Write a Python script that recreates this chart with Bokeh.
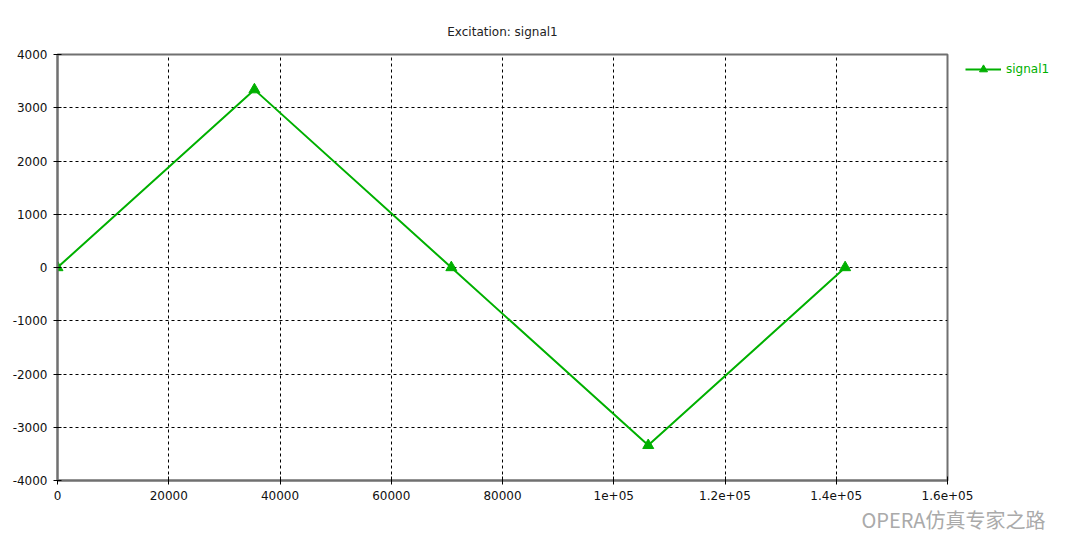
from bokeh.plotting import figure
from bokeh.models import ColumnDataSource, FixedTicker, Legend, LegendItem, Range1d, Title
from bokeh.embed import file_html
from bokeh.resources import INLINE

# data
time_vals = [0, 35400, 70800, 106200, 141600]
signal1 = [0, 3340, 0, -3340, 0]
x_ticks = [0, 20000, 40000, 60000, 80000, 100000, 120000, 140000, 160000]
x_tick_labels = ["0", "20000", "40000", "60000", "80000", "1e+05", "1.2e+05", "1.4e+05", "1.6e+05"]
y_ticks = [-4000, -3000, -2000, -1000, 0, 1000, 2000, 3000, 4000]
y_tick_labels = ["-4000", "-3000", "-2000", "-1000", "0", "1000", "2000", "3000", "4000"]

GREEN = "#00b000"
FONT = "DejaVu Sans"

p = figure(frame_width=890, frame_height=426, output_backend="svg", toolbar_location=None,
           x_range=Range1d(0, 160000), y_range=Range1d(-4000, 4000),
           min_border_left=57, min_border_right=110, min_border_top=54, min_border_bottom=20)
p.title.text = "Excitation: signal1"
p.title.align = "center"
p.title.text_font = FONT
p.title.text_font_style = "normal"
p.title.text_font_size = "12px"
p.title.text_color = "#222222"
p.title.standoff = 31

src = ColumnDataSource(dict(x=time_vals, y=signal1))
r_line = p.line("x", "y", source=src, line_color=GREEN, line_width=2)
r_mark = p.scatter("x", "y", source=src, marker="triangle", size=11,
                   fill_color=GREEN, line_color=GREEN)

for ax, ticks, labels in ((p.xaxis[0], x_ticks, x_tick_labels), (p.yaxis[0], y_ticks, y_tick_labels)):
    ax.ticker = FixedTicker(ticks=ticks)
    ax.major_label_overrides = {t: l for t, l in zip(ticks, labels)}
    ax.minor_tick_line_color = None
    ax.major_tick_in = 4
    ax.major_tick_out = 4
    ax.major_tick_line_color = "#000000"
    ax.axis_line_color = "#707070"
    ax.axis_line_width = 2
    ax.major_label_text_font = FONT
    ax.major_label_text_font_size = "12px"
    ax.major_label_text_color = "#111111"
    ax.major_label_standoff = 6

p.xgrid[0].ticker = FixedTicker(ticks=x_ticks)
p.ygrid[0].ticker = FixedTicker(ticks=y_ticks)
for g in (p.xgrid[0], p.ygrid[0]):
    g.grid_line_color = "#000000"
    g.grid_line_dash = "3 3"
    g.grid_line_width = 1

p.outline_line_color = "#707070"
p.outline_line_width = 2
p.background_fill_color = "white"
p.border_fill_color = "white"

legend = Legend(items=[LegendItem(label="signal1", renderers=[r_line, r_mark])],
                location=(18, 401), label_text_color=GREEN, label_text_font=FONT,
                label_text_font_size="12px", border_line_color=None,
                background_fill_alpha=0, glyph_width=36, padding=4,
                margin=0, spacing=0)
p.add_layout(legend, "right")

# watermark
p.add_layout(Title(text="OPERA仿真专家之路", align="right", text_font="Noto Sans CJK SC",
                   text_font_size="20px", text_font_style="normal",
                   text_color="#aaaaaa", offset=-98, standoff=0), "below")

open("out.html", "w").write(file_html(p, INLINE))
════════
Brief:
Transcribe the listing above verbatim. Omit the pictures.

Answer:
Write a Python script that recreates this chart with Bokeh.
from bokeh.plotting import figure
from bokeh.models import ColumnDataSource, FixedTicker, Legend, LegendItem, Range1d, Title
from bokeh.embed import file_html
from bokeh.resources import INLINE

# data
time_vals = [0, 35400, 70800, 106200, 141600]
signal1 = [0, 3340, 0, -3340, 0]
x_ticks = [0, 20000, 40000, 60000, 80000, 100000, 120000, 140000, 160000]
x_tick_labels = ["0", "20000", "40000", "60000", "80000", "1e+05", "1.2e+05", "1.4e+05", "1.6e+05"]
y_ticks = [-4000, -3000, -2000, -1000, 0, 1000, 2000, 3000, 4000]
y_tick_labels = ["-4000", "-3000", "-2000", "-1000", "0", "1000", "2000", "3000", "4000"]

GREEN = "#00b000"
FONT = "DejaVu Sans"

p = figure(frame_width=890, frame_height=426, output_backend="svg", toolbar_location=None,
           x_range=Range1d(0, 160000), y_range=Range1d(-4000, 4000),
           min_border_left=57, min_border_right=110, min_border_top=54, min_border_bottom=20)
p.title.text = "Excitation: signal1"
p.title.align = "center"
p.title.text_font = FONT
p.title.text_font_style = "normal"
p.title.text_font_size = "12px"
p.title.text_color = "#222222"
p.title.standoff = 31

src = ColumnDataSource(dict(x=time_vals, y=signal1))
r_line = p.line("x", "y", source=src, line_color=GREEN, line_width=2)
r_mark = p.scatter("x", "y", source=src, marker="triangle", size=11,
                   fill_color=GREEN, line_color=GREEN)

for ax, ticks, labels in ((p.xaxis[0], x_ticks, x_tick_labels), (p.yaxis[0], y_ticks, y_tick_labels)):
    ax.ticker = FixedTicker(ticks=ticks)
    ax.major_label_overrides = {t: l for t, l in zip(ticks, labels)}
    ax.minor_tick_line_color = None
    ax.major_tick_in = 4
    ax.major_tick_out = 4
    ax.major_tick_line_color = "#000000"
    ax.axis_line_color = "#707070"
    ax.axis_line_width = 2
    ax.major_label_text_font = FONT
    ax.major_label_text_font_size = "12px"
    ax.major_label_text_color = "#111111"
    ax.major_label_standoff = 6

p.xgrid[0].ticker = FixedTicker(ticks=x_ticks)
p.ygrid[0].ticker = FixedTicker(ticks=y_ticks)
for g in (p.xgrid[0], p.ygrid[0]):
    g.grid_line_color = "#000000"
    g.grid_line_dash = "3 3"
    g.grid_line_width = 1

p.outline_line_color = "#707070"
p.outline_line_width = 2
p.background_fill_color = "white"
p.border_fill_color = "white"

legend = Legend(items=[LegendItem(label="signal1", renderers=[r_line, r_mark])],
                location=(18, 401), label_text_color=GREEN, label_text_font=FONT,
                label_text_font_size="12px", border_line_color=None,
                background_fill_alpha=0, glyph_width=36, padding=4,
                margin=0, spacing=0)
p.add_layout(legend, "right")

# watermark
p.add_layout(Title(text="OPERA仿真专家之路", align="right", text_font="Noto Sans CJK SC",
                   text_font_size="20px", text_font_style="normal",
                   text_color="#aaaaaa", offset=-98, standoff=0), "below")

open("out.html", "w").write(file_html(p, INLINE))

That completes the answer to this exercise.